O doce cheiro de gás lacrimogêneo



Do rio que tudo arrasta, diz-se que é violento.
Mas ninguém chama violentas às margens que o comprimem.
- Bertolt Brecht

Talvez simplesmente não estejamos prontos para assimiliar o que está ocorrendo no Brasil nos últimos dias. Quem sabe pelo fato de estarmos alienados, acomodados, ou como diziam alguns manifestantes "deitados eternamente em berço esplêndido", ou como disse a minha mãe "acostumados a abaixar cabeça". Talvez não tenhamos compreendido a força que a comunicação tem nos dias de hoje. Nunca foi tão fácil mobilizar o mundo inteiro sem sequer abrir a boca; sem se quer precisar de caneta ou papel. Talvez não compreendamos por inteiro toda a opressão que sofremos diariamente. Ou pior, talvez estejamos acostumados com a opressão, como o gado que pasta tranquilo esperando o abate. Talvez nossa necessidade de procurar mocinhos e vilões nos atrapalhe nesta busca por compreender quaís, de fato, são as origens da opressão. Seria Dilma Rousseff o maior agente opressor da sociedade? Fosse Serra o presidente tudo estaria bem? Não podemos ser ingênuos. O problema é muito maior do que qualquer fantoche escolhido, quase que aleatóriamente, a cada dois anos, pela ilusão de democracia nos oferecida pelo ato rídiculo do voto. Talvez um dos grandes problemas esteja agora sendo imperceptivelmente resolvido: O fim da omissão do tão famigerado povo.

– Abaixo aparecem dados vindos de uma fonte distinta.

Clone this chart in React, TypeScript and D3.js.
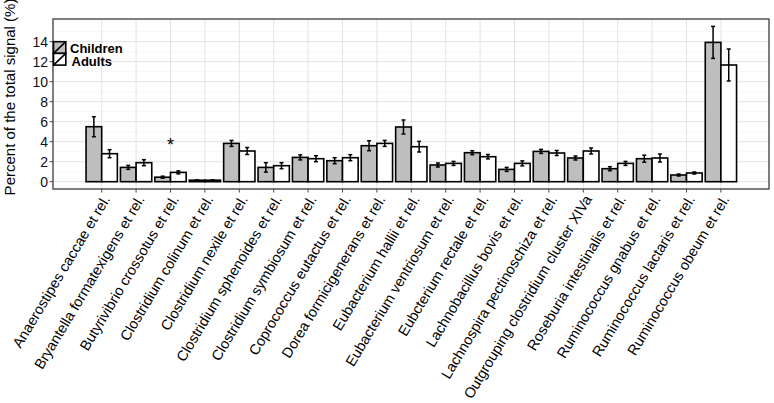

Trecho adaptado do filme V de Vingança:
"Boa noite, brasileiros. Permitam que eu peça desculpas pela interrupção. Eu, como muitos de vocês, aprecio o conforto da rotina diária, a segurança familiar, a tranquilidade da repetição. Eu gosto delas como qualquer outro. Mas no espírito da comemoração, onde importantes eventos esportivos estão ocorrendo, ou prestes à ocorrer, eu pensei em marcar esta data, tomando um pouco do tempo de suas vidas diárias para sentar e conversar. Existem, é claro, aqueles que não querem que falemos. Desconfio que ordens estejam sendo dadas e homens com armas já se ponham a caminho. Por que? Porque enquanto a violência for usada no lugar do diálogo, palavras sempre terão seu poder. Palavras oferecem um meio pro significado e praqueles que escutam a enunciação da verdade. E a verdade é que existe uma situação totalmente errada neste país. Não existe? Crueldade e injustiça. Intolerância e opressão. Onde um dia houve o direito de discordar, de pensar e falar como se desejasse, agora temos sensores e sistemas de vigilância forçando-nos a nos conformar solicitando nossa submissão. De quem é a culpa? Com certeza existem aqueles que são mais responsáveis do que os outros e eles vão ter que prestar contas. Mas verdade seja dita, se procuram por culpados só precisam se olhar no espelho. Eu sei por que fizeram isso, eu sei que têm medo, quem não teria? Guerra, terror, doenças, havia uma miríade de problemas que conspiraram para corromper a razão de vocês e tirar de vocês o bom senso. O medo guiou suas ações e em seu pânico vocês confiaram no Palácio do Planalto. Eles lhes prometeram ordem; eles lhes promeram paz; e tudo o que eles exigiram em troca foi consentimento silencioso e obediente. Nestes últimos dias eu tentei romper este silêncio. Nestes últimos dias eu fui às ruas e protestei, para fazer este país lembrar de tudo o que ele se esqueceu. Há muitos anos estamos calados, e agora precisamos resgatar em nossas memórias a idéia de que igualdade, justiça e liberdade são mais do que palavras, são perspectivas. Se vocês não veem nada; se os crimes deste governo ainda lhe são desconhecidos; eu sugiro que deixem esta oportunidade única passar em branco. Mas se vocês veem o que eu vejo; se sentem o que eu sinto e se buscam o que eu busco, então peço que fiquem junto a mim, hoje, no lado de fora de suas casas, peço que dêem um passo além da sua zona de conforto, e juntos, daremos à eles um dia que nunca - nunca - esquecerão!"